Tuesday, July 19, 2011

Unspoken Thoughts

I sit in the gazebo of the nursing home with my 98yo mother and 15 other residents. Each has half of a swimming pool noodle. Teenagers from a nearby day camp are playing Noodle Ball with them, tossing balloons to them to bat back with their noodles.

Mother's mind is still in great shape. She beat me at Scrabble last night, and will probably do so again tonight As I rolled her out here, she said, "It's hard to believe I'm a resident here."

As she sits waiting for one of the teenagers to toss her the balloon, I wonder what she thinks of all this. How does life get to the point where one is trapped inside a body that doesn't work as it should?

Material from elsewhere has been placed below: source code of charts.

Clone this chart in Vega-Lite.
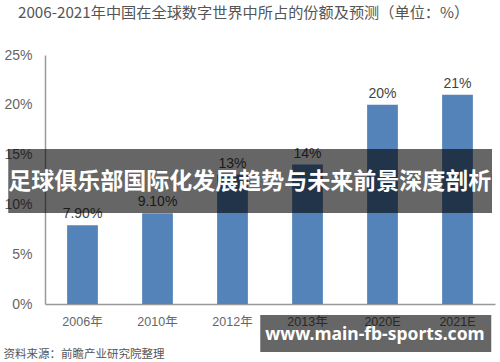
{
  "$schema": "https://vega.github.io/schema/vega-lite/v6.json",
  "width": 450,
  "height": 249,
  "autosize": {"type": "none"},
  "padding": {"left": 45, "top": 55, "right": 5, "bottom": 58},
  "background": "white",
  "title": {
    "text": "2006-2021年中国在全球数字世界中所占的份额及预测（单位：%）",
    "anchor": "start",
    "frame": "group",
    "dx": -27,
    "offset": 27,
    "fontSize": 15.2,
    "font": "Noto Sans CJK SC",
    "fontWeight": "normal",
    "color": "#555555"
  },
  "config": {"view": {"stroke": null}},
  "layer": [
    {
      "data": {
        "values": [
          {"year": "2006年", "share": 7.9, "label": "7.90%"},
          {"year": "2010年", "share": 9.1, "label": "9.10%"},
          {"year": "2012年", "share": 13, "label": "13%"},
          {"year": "2013年", "share": 14, "label": "14%"},
          {"year": "2020E", "share": 20, "label": "20%"},
          {"year": "2021E", "share": 21, "label": "21%"}
        ]
      },
      "encoding": {
        "x": {
          "field": "year",
          "type": "nominal",
          "sort": null,
          "scale": {"paddingInner": 0.59, "paddingOuter": 0.295},
          "axis": {
            "labelAngle": 0,
            "labelFont": "Liberation Sans, Noto Sans CJK SC, sans-serif",
            "labelFontSize": 12.5,
            "labelColor": "#666666",
            "labelPadding": 11,
            "ticks": false,
            "tickSize": 0,
            "domainColor": "#999999",
            "domainWidth": 1.5,
            "title": "资料来源：前瞻产业研究院整理",
            "titleX": -42,
            "titleY": 50,
            "titleAlign": "left",
            "titleBaseline": "middle",
            "titleFont": "Noto Sans CJK SC",
            "titleFontSize": 11.5,
            "titleFontWeight": "normal",
            "titleColor": "#555555"
          }
        },
        "y": {
          "field": "share",
          "type": "quantitative",
          "scale": {"domain": [0, 25], "nice": false},
          "axis": {
            "values": [0, 5, 10, 15, 20, 25],
            "labelExpr": "datum.value + '%'",
            "labelFont": "Liberation Sans, sans-serif",
            "labelFontSize": 14,
            "labelColor": "#666666",
            "labelPadding": 13,
            "ticks": false,
            "tickSize": 0,
            "grid": false,
            "domainColor": "#999999",
            "domainWidth": 1.5,
            "title": null
          }
        }
      },
      "layer": [
        {"mark": {"type": "bar", "color": "#5383B8"}},
        {
          "mark": {
            "type": "text",
            "baseline": "alphabetic",
            "dy": -7,
            "font": "Liberation Sans, sans-serif",
            "fontSize": 14,
            "color": "#444444"
          },
          "encoding": {"text": {"field": "label"}}
        }
      ]
    },
    {
      "data": {"values": [{}]},
      "layer": [
        {
          "mark": {"type": "rect", "color": "black", "opacity": 0.6},
          "encoding": {
            "x": {"datum": -0.49, "type": "quantitative", "scale": {"domain": [0, 6], "nice": false, "zero": false}, "axis": null},
            "x2": {"datum": 5.96},
            "y": {"datum": 9.14, "type": "quantitative"},
            "y2": {"datum": 15.56}
          }
        },
        {
          "mark": {
            "type": "text",
            "text": "足球俱乐部国际化发展趋势与未来前景深度剖析",
            "font": "Noto Sans CJK SC",
            "fontWeight": "bold",
            "fontSize": 23,
            "color": "white",
            "baseline": "middle",
            "align": "center"
          },
          "encoding": {
            "x": {"datum": 2.73, "type": "quantitative"},
            "y": {"datum": 12.2, "type": "quantitative"}
          }
        },
        {
          "mark": {"type": "rect", "color": "black", "opacity": 0.6},
          "encoding": {
            "x": {"datum": 2.87, "type": "quantitative"},
            "x2": {"datum": 5.95},
            "y": {"datum": -1.1, "type": "quantitative"},
            "y2": {"datum": -4.82}
          }
        },
        {
          "mark": {
            "type": "text",
            "text": "www.main-fb-sports.com",
            "font": "Noto Sans",
            "fontWeight": "bold",
            "fontSize": 17.5,
            "color": "white",
            "baseline": "middle",
            "align": "center"
          },
          "encoding": {
            "x": {"datum": 4.4, "type": "quantitative"},
            "y": {"datum": -3.1, "type": "quantitative"}
          }
        }
      ]
    }
  ],
  "resolve": {"scale": {"x": "independent"}}
}
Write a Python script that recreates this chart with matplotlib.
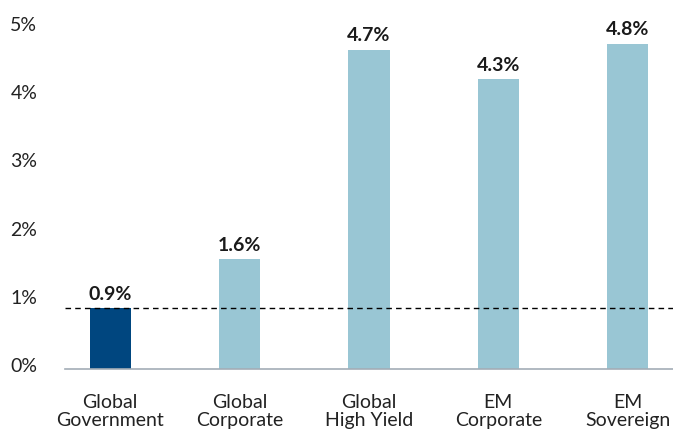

Mother has never been one to share her thoughts and feelings. Anytime I have ever tried to tell her how I feel about anything in our shared life, her chin starts to quiver and tears fill her eyes.

Visiting her now is a challenge of filling the time. I tell her things about my life and the lives of her grandchildren and great-grandchildren. She smiles a smile of acknowledgement, but asks no questions and offers no observations. She tells me nothing about her day or her life in this (hopefully temporary) prison. But carry on a conversation? Nope. Not happening.

There are moments of interest in her eyes—the spark we occasionally saw when we and she were young. But now it's a life of biding time until (according to her understanding of the world), God says it's time to go.

In the meantime, Noodle Ball caught her interest for half an hour this morning.